Il 16 gennaio 1605 viene pubblicato Don Chisciotte della Mancia (El Ingenioso Hidalgo Don Quijote de la Mancha) di Miguel de Cervantes Saavedra, considerato unanimemente il primo romanzo moderno nella storia della letteratura. Vero e proprio capolavoro del Siglo de Oro, al suo interno si possono rintracciare elementi del genere picaresco e del romanzo epico-cavalleresco.

Come tanti romanzi che si rispettino pubblicati all’epoca, il pretesto narrativo di Cervantes è quello di aver recuperato un vecchio manoscritto dello storico Cide Hamete Benengeli. Una storia a cui siamo ben abituati e che verrà utilizzata anche tanti anni dopo, per esempio da H.P. Lovecraft per la pubblicazione del Necronomicon.

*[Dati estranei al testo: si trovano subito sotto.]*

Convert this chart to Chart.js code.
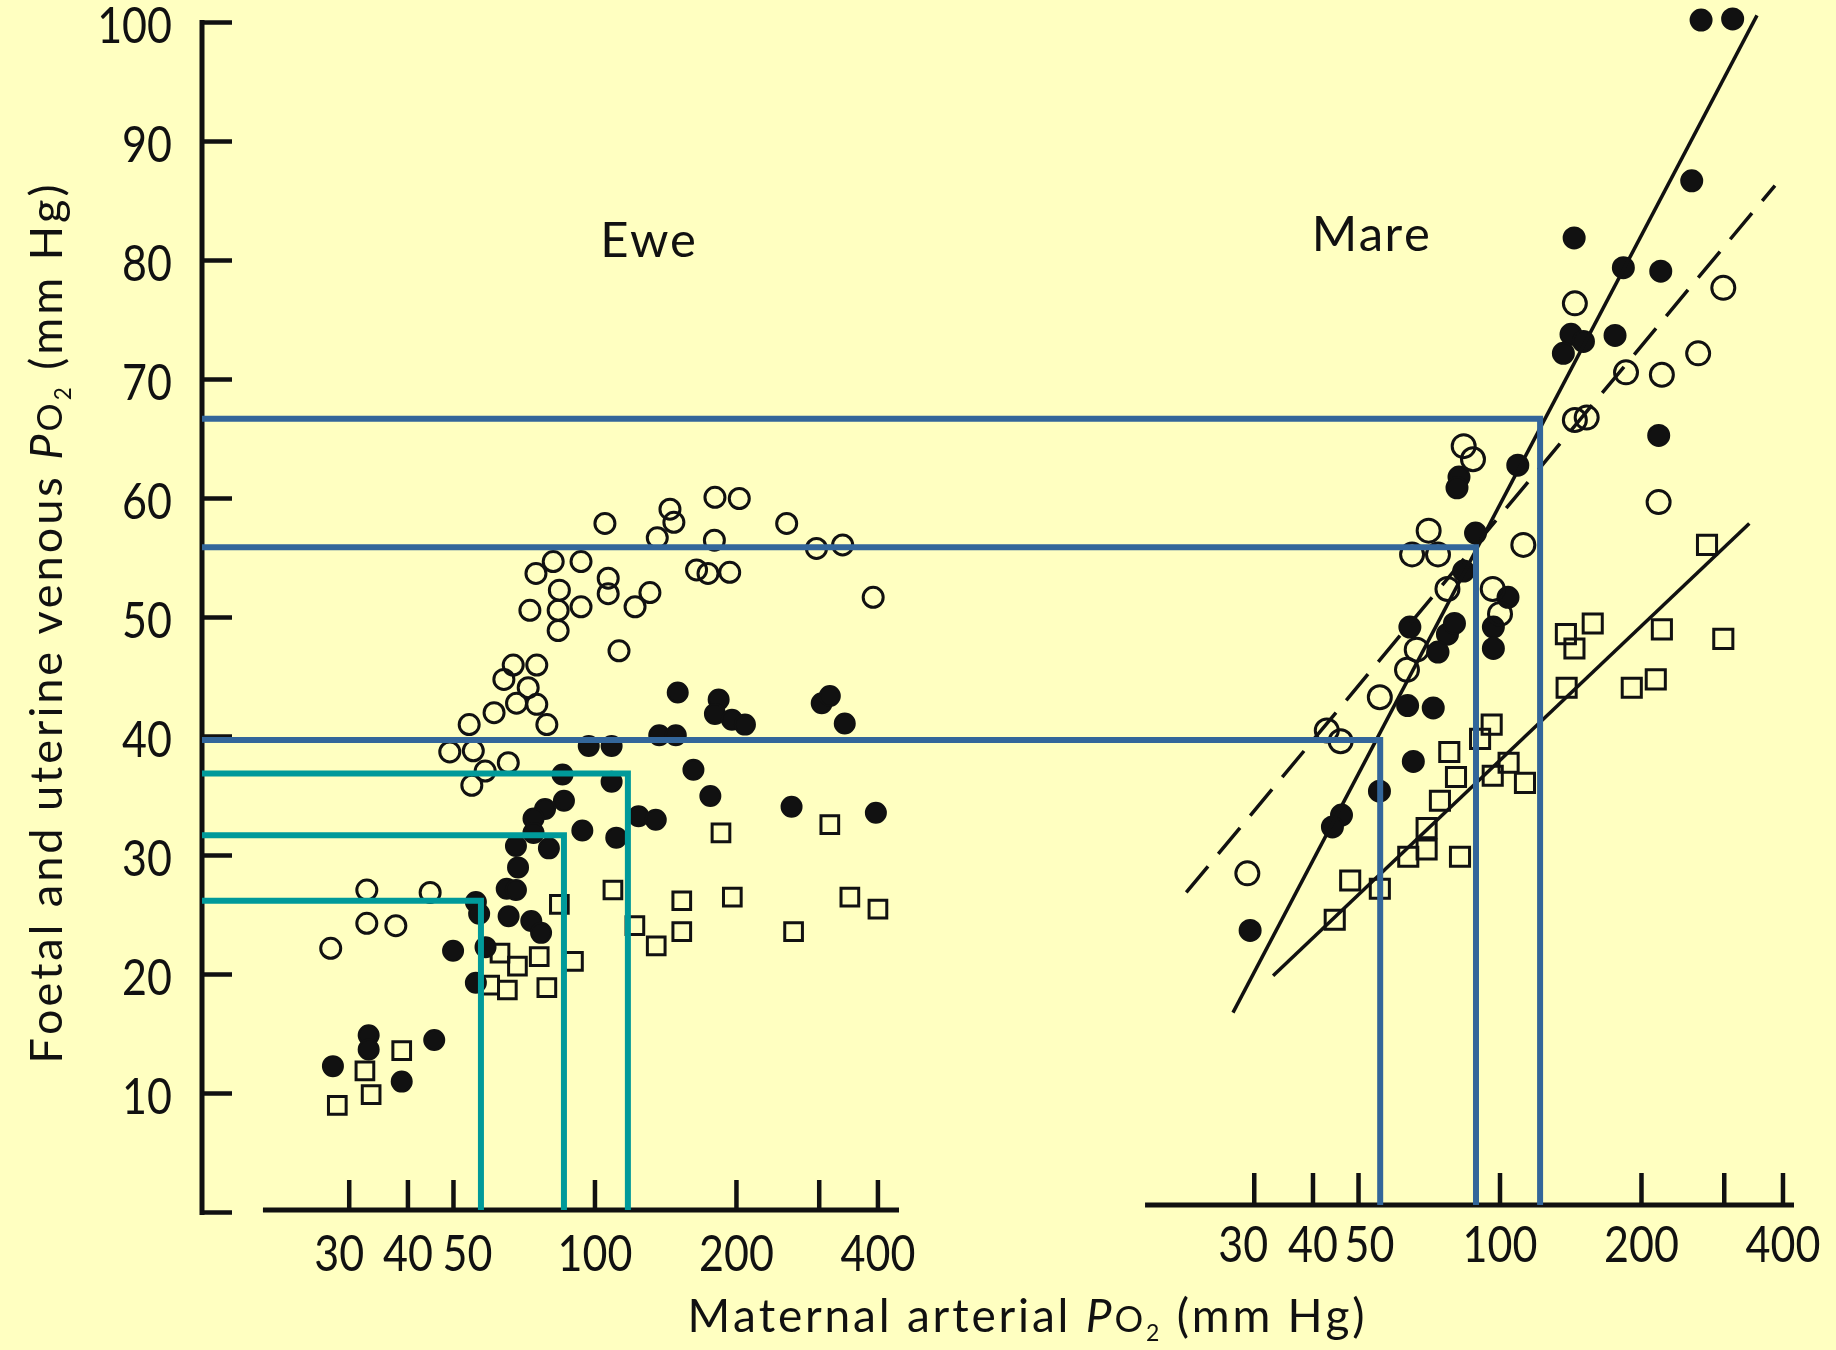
<!DOCTYPE html>
<html>
<head>
<meta charset="utf-8">
<script src="https://cdn.jsdelivr.net/npm/chart.js@4.4.1/dist/chart.umd.min.js"></script>
<style>
  html, body { margin: 0; padding: 0; background: #FFFFC1; }
  #wrap { width: 1836px; height: 1350px; }
  canvas { display: block; }
</style>
</head>
<body>
<div id="wrap"><canvas id="c" width="1836" height="1350"></canvas></div>
<script>
// ---------------- data ----------------
const yTickValues = [0, 10, 20, 30, 40, 50, 60, 70, 80, 90, 100];
const yTickLabels = ['', '10', '20', '30', '40', '50', '60', '70', '80', '90', '100'];
const xTickValues = [30, 40, 50, 100, 200, 300, 400];
const xTickLabels = ['30', '40', '50', '100', '200', '', '400'];

const panelTitles = ['Ewe', 'Mare'];
const xTitle = [['Maternal arterial ', 'n'], ['P', 'i'], ['O', 'o'], ['2', 'sub'], [' (mm Hg)', 'n']];
const yTitle = [['Foetal and uterine venous ', 'n'], ['P', 'i'], ['O', 'o'], ['2', 'sub'], [' (mm Hg)', 'n']];

// Ewe: open circles
const eweOpen = [
  [81.5,54.7],[93.4,54.7],[74.9,53.7],[84.0,52.3],[72.7,50.6],[83.5,50.6],[93.4,50.9],[83.5,48.9],
  [67.0,46.0],[75.2,46.0],[64.0,44.8],[72.1,44.1],[68.1,42.8],[75.2,42.7],[61.0,42.0],[54.0,41.0],
  [79.0,41.0],[49.1,38.7],[55.1,38.8],[65.4,37.8],[58.4,37.1],[54.7,35.9],
  [105,57.9],[144.4,59.1],[147.2,58.0],[135.7,56.7],[180,60.1],[202.8,60.0],[255.8,57.9],[179.5,56.5],
  [296,55.8],[336.5,56.1],[164.5,54.0],[174,53.7],[193.5,53.8],[106.7,53.3],[106.7,52.0],[130.9,52.1],
  [121.7,50.9],[390.8,51.7],[112.5,47.2],
  [32.7,27.1],[44.6,26.9],[32.7,24.3],[37.7,24.1],[27.4,22.2]
];
// Ewe: filled circles
const eweFilled = [
  [150,43.7],[183.3,43.1],[180,41.9],[195.6,41.4],[208.5,41.0],[303.7,42.8],[316,43.4],[340,41.1],
  [137,40.1],[148.6,40.1],[97,39.2],[108.5,39.2],[162,37.2],[85.3,36.8],[108.5,36.2],[176,35.0],
  [85.9,34.6],[78.3,33.9],[74,33.1],[123.8,33.3],[134.7,33.0],[262,34.1],[396,33.6],[94,32.1],
  [111,31.5],[74,31.9],[67.9,30.8],[79.8,30.6],[68.6,29.0],[64.9,27.2],[67.9,27.1],[55.8,26.1],
  [56.7,25.1],[65.5,24.9],[73.2,24.5],[76.8,23.5],[49.9,22.0],[58.5,22.3],[55.8,19.3],
  [33,14.9],[33,13.7],[27.7,12.3],[45.5,14.5],[38.8,11.0]
];
// Ewe: open squares
const eweSquares = [
  [185.4,31.9],[316,32.6],[400,25.5],[348.6,26.5],[264.6,23.6],[196,26.5],[153,26.2],[153,23.6],
  [135,22.4],[121.6,24.1],[109.2,27.1],[84,25.9],[90,21.1],[76.1,21.5],[68.4,20.7],[62.8,21.8],
  [59.7,19.1],[65.1,18.7],[79.0,18.9],[38.8,13.6],[32.4,11.9],[33.4,9.9],[28.3,9.0]
];
// Mare: filled circles
const mareFilled = [
  [267.8,100.2],[312.6,100.3],[255.8,86.7],[143.8,81.9],[183,79.4],[219.8,79.1],[141.6,73.8],
  [150.5,73.2],[136.4,72.2],[175.7,73.7],[217.6,65.3],[109.1,62.8],[81.8,61.8],[81.0,60.9],
  [88.7,57.1],[83.7,53.9],[104,51.7],[96.8,49.2],[96.8,47.4],[64.3,49.2],[77.3,48.6],[73.8,47.1],
  [80,49.5],[63.6,42.6],[72.1,42.4],[65.4,37.9],[55.4,35.4],[46,33.4],[44,32.4],[29.4,23.7]
];
// Mare: open circles
const mareOpen = [
  [144.3,76.4],[298.6,77.7],[264,72.2],[185.4,70.6],[221,70.4],[144.3,66.6],[152.9,66.8],[217.5,59.7],
  [112.1,56.1],[96.5,52.4],[100,50.3],[83.7,64.4],[87.6,63.3],[70.5,57.3],[65.0,55.3],[73.8,55.3],
  [77.3,52.4],[66.5,47.3],[63.4,45.6],[55.5,43.3],[42.8,40.5],[45.8,39.6],[29.0,28.5]
];
// Mare: open squares
const mareSquares = [
  [275.7,56.1],[221,49.0],[298.6,48.2],[138.1,48.6],[157.5,49.5],[144,47.4],[138.6,44.1],[190.7,44.1],
  [214.5,44.8],[96,41.0],[90.7,39.8],[78,38.7],[80.6,36.6],[96.5,36.7],[104.3,37.8],[113,36.1],
  [74.5,34.6],[69.8,32.3],[69.8,30.5],[63.8,29.9],[82.2,29.9],[48,27.9],[55.5,27.2],[44.5,24.6]
];
// Mare regression lines
const mareFilledFit = [[27.03,16.8],[352.2,100.6]];
const mareOpenFit = [[21.5,26.9],[384.6,86.3]];
const mareSquareFit = [[32.9,19.9],[339.2,57.9]];

// Guide lines (blue: mare panel, teal: ewe panel)
const blueGuideY = [66.7, 55.9, 39.7];
const blueGuideX = [121.7, 88.9, 55.6];
const tealGuideY = [36.9, 31.7, 26.2];
const tealGuideX = [117.5, 85.9, 57.2];

// ---------------- scale / style constants ----------------
const EWE_MIN = 14.585, EWE_MAX = 36636;
const MARE_MIN = 0.17309, MARE_MAX = 434.8;
const Y_MIN = 0, Y_MAX = 101.5;
const EWE_AXIS = { from: 19.66, to: 443.5, y: 0.21 };
const MARE_AXIS = { from: 17.57, to: 422.2, y: 0.63 };
const EWE_TITLE_POS = { x: 129.7, y: 80.3 };
const MARE_TITLE_POS = { x: 53.1, y: 80.8 };

const INK = '#111111';
const BG = '#FFFFC1';
const BLUE = '#33669A';
const TEAL = '#009A9A';
const FONT = 'Lato';
const TICK_FONT_PX = 50, TICK_SCALE_X = 0.86;
const Y_LABEL_DY = 4;
const EWE_NUDGE = { 30: -10, 50: 14 };
const MARE_NUDGE = { 30: -11, 50: 11 };

const pts = arr => arr.map(([x, y]) => ({ x, y }));

function scatterSet(data, xAxisID, style, radius, bw, filled) {
  return {
    type: 'scatter', data: pts(data), xAxisID, yAxisID: 'y', order: 2,
    pointStyle: style, pointRadius: radius, pointHoverRadius: radius, borderWidth: bw,
    borderColor: INK, backgroundColor: filled ? INK : 'rgba(0,0,0,0)',
    showLine: false, clip: false
  };
}
function lineSet(data, xAxisID, color, width, dash, order) {
  return {
    type: 'line', data: pts(data), xAxisID, yAxisID: 'y', order,
    borderColor: color, borderWidth: width, borderDash: dash || [],
    pointRadius: 0, pointHoverRadius: 0, tension: 0, fill: false, clip: false,
    borderJoinStyle: 'miter', borderCapStyle: 'butt'
  };
}

const datasets = [];
blueGuideY.forEach((gy, i) => {
  datasets.push(lineSet([[MARE_MIN, gy], [blueGuideX[i], gy], [blueGuideX[i], MARE_AXIS.y]], 'xm', BLUE, 6, null, 0));
});
tealGuideY.forEach((gy, i) => {
  datasets.push(lineSet([[EWE_MIN, gy], [tealGuideX[i], gy], [tealGuideX[i], EWE_AXIS.y]], 'xe', TEAL, 6, null, 0));
});
datasets.push(lineSet(mareFilledFit, 'xm', INK, 3.5, null, 1));
datasets.push(lineSet(mareOpenFit, 'xm', INK, 3.5, [34, 16], 1));
datasets.push(lineSet(mareSquareFit, 'xm', INK, 3.5, null, 1));
datasets.push(scatterSet(eweOpen, 'xe', 'circle', 10, 3, false));
datasets.push(scatterSet(eweFilled, 'xe', 'circle', 10, 2, true));
datasets.push(scatterSet(eweSquares, 'xe', 'rect', 12.5, 3, false));
datasets.push(scatterSet(mareOpen, 'xm', 'circle', 11.5, 3, false));
datasets.push(scatterSet(mareFilled, 'xm', 'circle', 10.5, 2, true));
datasets.push(scatterSet(mareSquares, 'xm', 'rect', 13.5, 3, false));

// draw text runs (with italic / small / subscript parts) centred on cx, with letter spacing
function drawRuns(ctx, runs, cx, baseY, size, spacing) {
  const glyphs = [];
  runs.forEach(([t, k]) => {
    let fs = size, dy = 0, st = '';
    if (k === 'i') st = 'italic ';
    if (k === 'o') fs = size * 0.78;
    if (k === 'sub') { fs = size * 0.5; dy = size * 0.2; }
    const font = st + fs + 'px ' + FONT;
    ctx.font = font;
    for (const ch of t) glyphs.push({ ch, font, dy, w: ctx.measureText(ch).width });
  });
  const total = glyphs.reduce((a, g) => a + g.w + spacing, 0) - spacing;
  let x = cx - total / 2;
  ctx.textAlign = 'left';
  ctx.textBaseline = 'alphabetic';
  glyphs.forEach(g => { ctx.font = g.font; ctx.fillText(g.ch, x, baseY + g.dy); x += g.w + spacing; });
}
function tickText(ctx, text, x, y, align) {
  ctx.save();
  ctx.translate(x, y);
  ctx.scale(TICK_SCALE_X, 1);
  ctx.font = TICK_FONT_PX + 'px ' + FONT;
  ctx.textAlign = align; ctx.textBaseline = 'middle';
  ctx.fillText(text, 0, 0);
  ctx.restore();
}

const bgPlugin = {
  id: 'bg',
  beforeDraw(chart) {
    const c = chart.ctx;
    c.save(); c.fillStyle = BG; c.fillRect(0, 0, chart.width, chart.height); c.restore();
  }
};

const axesPlugin = {
  id: 'axesDraw',
  beforeDatasetsDraw(chart) {
    const ctx = chart.ctx;
    const ys = chart.scales.y, xe = chart.scales.xe, xm = chart.scales.xm;
    const left = chart.chartArea.left;
    ctx.save();
    ctx.strokeStyle = INK; ctx.fillStyle = INK; ctx.lineCap = 'butt';
    // y axis
    ctx.lineWidth = 5;
    ctx.beginPath();
    ctx.moveTo(left, ys.getPixelForValue(100) - 2.5);
    ctx.lineTo(left, ys.getPixelForValue(0) + 2.5);
    ctx.stroke();
    ctx.lineWidth = 4.5;
    yTickValues.forEach((v, i) => {
      const py = ys.getPixelForValue(v);
      ctx.beginPath(); ctx.moveTo(left, py); ctx.lineTo(left + 30, py); ctx.stroke();
      if (yTickLabels[i]) tickText(ctx, yTickLabels[i], left - 30, py + Y_LABEL_DY, 'right');
    });
    // x axes
    const drawX = (sc, ax, tickLen, labelGap, nudge) => {
      const py = ys.getPixelForValue(ax.y);
      ctx.lineWidth = 5;
      ctx.beginPath(); ctx.moveTo(sc.getPixelForValue(ax.from), py); ctx.lineTo(sc.getPixelForValue(ax.to), py); ctx.stroke();
      ctx.lineWidth = 4.5;
      xTickValues.forEach((v, i) => {
        const px = sc.getPixelForValue(v);
        ctx.beginPath(); ctx.moveTo(px, py); ctx.lineTo(px, py - tickLen); ctx.stroke();
        if (xTickLabels[i]) tickText(ctx, xTickLabels[i], px + (nudge[v] || 0), py + labelGap, 'center');
      });
    };
    drawX(xe, EWE_AXIS, 30, 45, EWE_NUDGE);
    drawX(xm, MARE_AXIS, 32, 41, MARE_NUDGE);
    // panel titles
    drawRuns(ctx, [[panelTitles[0], 'n']], xe.getPixelForValue(EWE_TITLE_POS.x), ys.getPixelForValue(EWE_TITLE_POS.y), 49, 1.5);
    drawRuns(ctx, [[panelTitles[1], 'n']], xm.getPixelForValue(MARE_TITLE_POS.x), ys.getPixelForValue(MARE_TITLE_POS.y), 49, 1.5);
    // axis titles
    drawRuns(ctx, xTitle, 1026, 1332, 46, 2.8);
    ctx.translate(62, 624);
    ctx.rotate(-Math.PI / 2);
    drawRuns(ctx, yTitle, 0, 0, 45, 3);
    ctx.restore();
  }
};

new Chart(document.getElementById('c'), {
  type: 'scatter',
  data: { datasets },
  options: {
    responsive: false,
    animation: false,
    devicePixelRatio: 1,
    events: [],
    layout: { autoPadding: false, padding: { left: 202, right: 36, top: 4.65, bottom: 137.5 } },
    plugins: { legend: { display: false }, tooltip: { enabled: false } },
    scales: {
      y: { type: 'linear', min: Y_MIN, max: Y_MAX, display: false },
      xe: { type: 'logarithmic', axis: 'x', position: 'bottom', min: EWE_MIN, max: EWE_MAX, display: false },
      xm: { type: 'logarithmic', axis: 'x', position: 'bottom', min: MARE_MIN, max: MARE_MAX, display: false }
    }
  },
  plugins: [bgPlugin, axesPlugin]
});
</script>
</body>
</html>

Ma in questo caso, per fortuna, non siamo di fronte al Libro dei Morti: il nostro prode eroe è infatti Don Chisciotte, un hidalgo spagnolo talmente appassionato di letteratura cavalleresca da condizionare la sua vita intera. Presto per l’uomo diventa impossibile distinguere la realtà dalle sue fantasie e parte per la Spagna convinto di poter salvare il paese dalle tante minacce ivi presenti. Celebre la lotta contro i Giganti, in realtà dei mulini a vento, contro cui l’uomo si sfida. Ad accompagnarlo in queste avventure un contadino del posto, Sancho Panza, a cui il cavaliere ha promesso il governo di un’isola a patto che gli faccia da scudiero. Il punto di vista di Sancho Panza è l’unica parte razionale all’interno del racconto, offrendoci uno spiraglio di realtà nella fantasia inarrestabile di Don Chisciotte.

Nonostante sia il ritratto di un uomo che ha completamente perso la ragione in favore delle sue fantasie, la storia di Don Chisciotte rimane uno dei pochi esempi per coloro che, ancora oggi e nonostante tutto, hanno il coraggio di sognare.